The phylogenetics suite: phyx

The ML program: raxml

Running the program

Once you've set up the config file (instructions below) you can run the program by using the command

EX: perl MGWE_Calc.pl Config.config

The Config file

Running the program should be relatively trivial and can be tested quickly on the vertebrate dataset from the paper. The configuration file first needs to be set up with the following options. Each option should have a space after the colon. An example config file here is called Config.config and it's the one I used to analyze the vertebrate dataset

location of the phyx programs (pxbp and pxrmt), the location of raxml, and a name for the outfile.

You will also need to give the relationship you are curious about, to do this put all species contained within that clade as a comma separated list.

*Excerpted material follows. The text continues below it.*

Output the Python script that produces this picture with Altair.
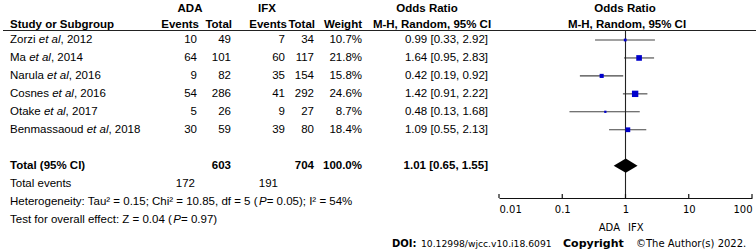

So when asking if turtles are sister to crocodiles in the paper the relationship we used was: alligator,caiman,phrynops,caretta,chelonoidis_nigra,emys_orbicularis.

The number of topologies you are testing can also be specified. This will cause the program to test multiple trees in your treeset by running an SSLL test and a test where the topology is fixed and the likelihoods are calculated, similar to -M in raxml. If you specify 2 it will perform these analyses on the first 2 trees in your treeset if you specify three it will perform them on the first three etc...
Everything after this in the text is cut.